# Box-Cox back transformation with indicator in linear regression

I have a fitted linear regression of a Box-Cox transformed dependent variable, using an indicator variable as one of the two predictors :

$$g(Q, \lambda) = \hat{\beta_0} + \hat{\beta_1}P+ \hat{\beta_2}I +\epsilon = f(P,I) +\epsilon$$

This generates two parallel lines of slope $$\beta_1$$ and intercepts $$\beta_0$$, when $$I=0$$, and $$\beta_0+\beta_2$$, when $$I=1$$. $$g(Q, \lambda)$$ would be the Box-Cox transformation of $$Q$$ by parameter $$\lambda$$

I am interested in estimating how $$Q$$ (untransformed) changes, given a value of $$P = \bar{P_0}$$ when $$I$$ changes from $$0$$ to $$1$$. Note that $$\bar{P_0}$$ is actually the average of the values of $$P$$ where $$I=0$$, eventually I need to do the same for $$\bar{P_1}$$, i.e. the average of $$P$$ when $$I=1$$, but I guess that's just repeating the same procedure.

Since, I need $$Q$$ in the untransformed space, It is my understanding that I need to correct for bias in the back transformation process, for this I am fiddling with Duan's smearing, using the following formula to find $$Q$$ as a function of $$I$$:

$$Q(I) = \frac{1}{n}\sum_{i=1}^nh(f(\bar{P_0},I) + \hat{\epsilon}_i, \lambda)$$

where $$f$$ is the linear regression model above, $$h = g^{-1}$$ is the inverse of the Box-Cox transformation and $$\hat{\epsilon}_i$$ are the residuals of the fitted linear regression.

Hoping to be using the right approach, there are a few things that I am finding unclear:

1. The domain of the inverse transformation of Box-Cox is not the entire number line. in my formula above, it requires $$f(P_0,I) + \hat{\epsilon}_i > \frac{-1}{\lambda}$$. I have a few points where this condition doesn't hold, and my reverse transformation is impossible. This doesn't seem to be an issue that is considered in the (admittedly sparse) literature I have found on the topic (e.g. this article), so I'm not sure how to deal with it. At the moment I am substituting the entire $$h(\cdot, \lambda)$$ term with $$0$$ in these cases because logically that makes the most sense to me given the data ($$Q$$ and $$P$$ are volumes, so cannot be negative) and the shape of the Box-Cox transformation. Is there a better approach?
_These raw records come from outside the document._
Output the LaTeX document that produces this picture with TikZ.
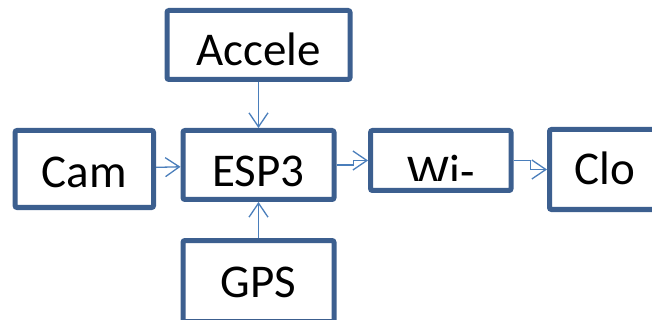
\documentclass[tikz,border=0pt]{standalone}
\usepackage{fontspec}
\setmainfont{Carlito}
\usepackage{tikz}
\usetikzlibrary{arrows.meta}

\definecolor{boxblue}{HTML}{3C5F8F}
\definecolor{linkblue}{HTML}{4A7EBB}

\begin{document}
\begin{tikzpicture}[x=1pt, y=-1pt,
    blk/.style={draw=boxblue, line width=5pt, rounded corners=2pt, fill=white,
                inner sep=0pt, text height=42pt, text depth=0pt,
                font=\fontsize{47}{50}\selectfont},
    link/.style={draw=linkblue, line width=1.3pt, -{Straight Barb[length=14pt, width=19pt]}}]
      \clip (0,0) rectangle (652,320);

      \node[blk, minimum width=183pt, minimum height=69pt]  (accel) at (258.5,  45.0)  {Accele};
      \node[blk, minimum width=138.5pt, minimum height=77pt, text height=38pt] (cam) at ( 84.3, 169.0) {Cam};
      \node[blk, minimum width=151pt, minimum height=69pt, text height=44pt]   (esp) at (258.5, 165.0) {ESP3};
      \node[blk, minimum width=140.5pt, minimum height=60pt] (wifi)  at (440.8, 160.5)  {};
      \node[blk, minimum width=111pt, minimum height=80pt, text height=31pt]  (clo) at (605.0, 169.5) {Clo};
      \node[blk, minimum width=151pt, minimum height=81pt, text height=32pt]  (gps) at (258.5, 281.0) {GPS};

      % label of the Wi- box is cut off at the bottom
      \begin{scope}
        \clip (wifi.north west) rectangle (513,181);
        \node[font=\fontsize{47}{50}\selectfont, anchor=base] (wifilabel) at (441,188) {Wi-};
      \end{scope}

      \draw[link] (accel) -- (esp);
      \draw[link] (gps)   -- (esp);
      \draw[link] (cam)   -- (esp);
      \draw[link] (esp.east)  -- ++(17,0) |- (wifi.west);
      \draw[link] (wifi.east) -- ++(17,0) |- (clo.west);
\end{tikzpicture}
\end{document}
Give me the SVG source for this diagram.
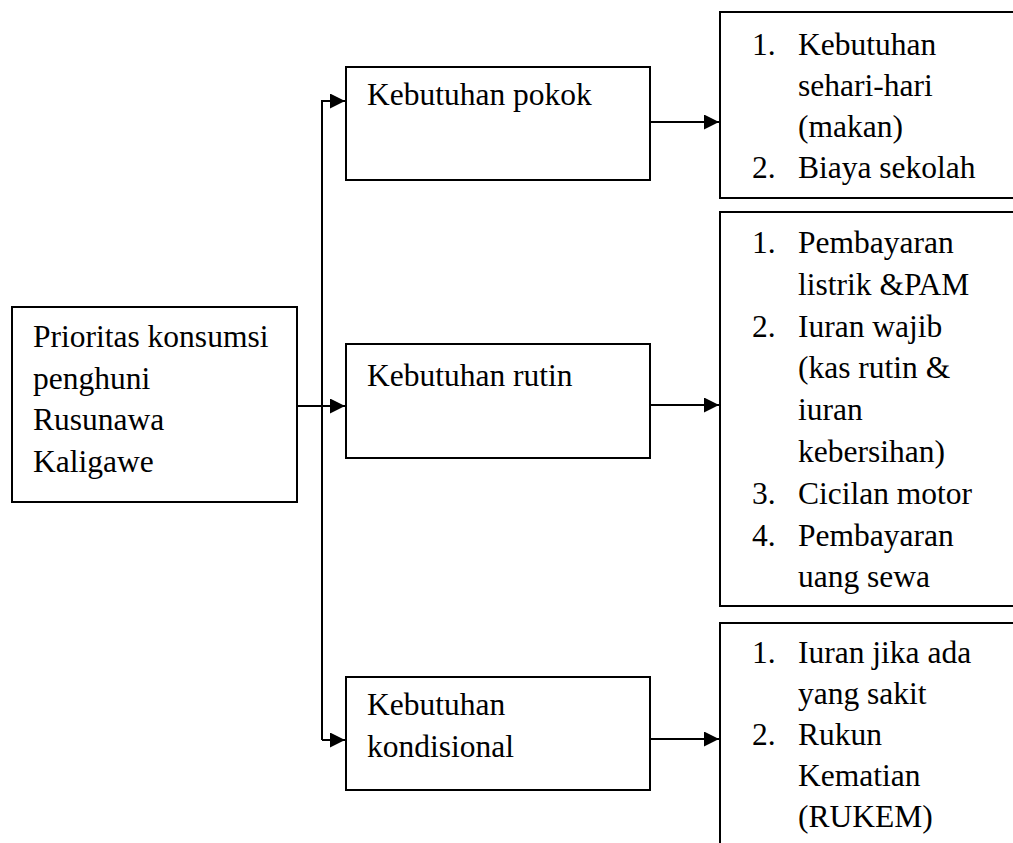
<svg xmlns="http://www.w3.org/2000/svg" width="1013" height="843" viewBox="0 0 1013 843">
<style>
.box{fill:#fff;stroke:#000;stroke-width:2}
.t{font-family:"Liberation Serif","Times New Roman",serif;font-size:31.5px;fill:#000}
.c{fill:none;stroke:#000;stroke-width:2}
</style>
<defs>
<marker id="ah" markerUnits="userSpaceOnUse" markerWidth="16" markerHeight="16" refX="15" refY="7.5" orient="auto">
<path d="M0,0 L15,7.5 L0,15 Z" fill="#000"/>
</marker>
</defs>
<rect width="1013" height="843" fill="#fff"/>
<g id="connectors">
<path class="c" d="M297,406 H345" marker-end="url(#ah)"/>
<path class="c" d="M322,740 V101 H345" marker-end="url(#ah)"/>
<path class="c" d="M322,740 H345" marker-end="url(#ah)"/>
<path class="c" d="M650,122 H719" marker-end="url(#ah)"/>
<path class="c" d="M650,405 H719" marker-end="url(#ah)"/>
<path class="c" d="M650,739 H719" marker-end="url(#ah)"/>
</g>
<g id="root">
<rect class="box" x="12" y="307" width="285" height="195"/>
<text class="t" x="33" y="347">Prioritas konsumsi</text>
<text class="t" x="33" y="389">penghuni</text>
<text class="t" x="33" y="430">Rusunawa</text>
<text class="t" x="33" y="472">Kaligawe</text>
</g>
<g id="pokok">
<rect class="box" x="346" y="67" width="304" height="113"/>
<text class="t" x="367" y="105">Kebutuhan pokok</text>
</g>
<g id="rutin">
<rect class="box" x="346" y="344" width="304" height="114"/>
<text class="t" x="367" y="386">Kebutuhan rutin</text>
</g>
<g id="kondisional">
<rect class="box" x="346" y="677" width="304" height="113"/>
<text class="t" x="367" y="715">Kebutuhan</text>
<text class="t" x="367" y="757">kondisional</text>
</g>
<g id="list-pokok">
<rect class="box" x="720" y="12" width="310" height="186"/>
<text class="t" x="752" y="55">1.</text>
<text class="t" x="798" y="55">Kebutuhan</text>
<text class="t" x="798" y="96">sehari-hari</text>
<text class="t" x="798" y="137">(makan)</text>
<text class="t" x="752" y="178">2.</text>
<text class="t" x="798" y="178">Biaya sekolah</text>
</g>
<g id="list-rutin">
<rect class="box" x="720" y="212" width="310" height="394"/>
<text class="t" x="752" y="253">1.</text>
<text class="t" x="798" y="253">Pembayaran</text>
<text class="t" x="798" y="295">listrik &amp;PAM</text>
<text class="t" x="752" y="337">2.</text>
<text class="t" x="798" y="337">Iuran wajib</text>
<text class="t" x="798" y="378">(kas rutin &amp;</text>
<text class="t" x="798" y="420">iuran</text>
<text class="t" x="798" y="462">kebersihan)</text>
<text class="t" x="752" y="504">3.</text>
<text class="t" x="798" y="504">Cicilan motor</text>
<text class="t" x="752" y="546">4.</text>
<text class="t" x="798" y="546">Pembayaran</text>
<text class="t" x="798" y="587">uang sewa</text>
</g>
<g id="list-kondisional">
<rect class="box" x="720" y="623" width="310" height="240"/>
<text class="t" x="752" y="663">1.</text>
<text class="t" x="798" y="663">Iuran jika ada</text>
<text class="t" x="798" y="704">yang sakit</text>
<text class="t" x="752" y="745">2.</text>
<text class="t" x="798" y="745">Rukun</text>
<text class="t" x="798" y="786">Kematian</text>
<text class="t" x="798" y="827">(RUKEM)</text>
</g>
</svg>
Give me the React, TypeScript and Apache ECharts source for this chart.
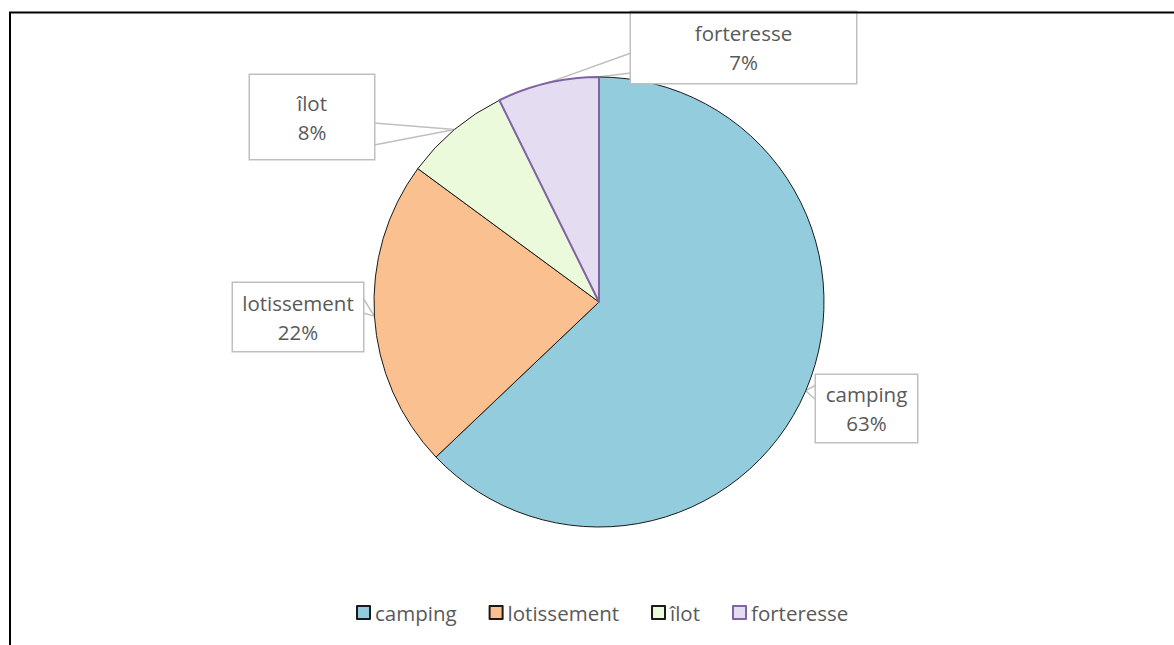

2. How should I deal with the indicator variable when taking the $$\hat{\epsilon}_i$$ to add to the sum? Should I use all the residuals regardless of the value of $$I$$ that I am testing for, or only the residuals of the data points with $$I$$ matching the one I am testing at the specific moment? I guess that mostly means asking if I should consider the two lines that come out of the regression as two separate models or as a single one. I can see benefits and pitfalls in both approaches and admittedly the results I get are not that different. Still would be good to understand what the best practice is.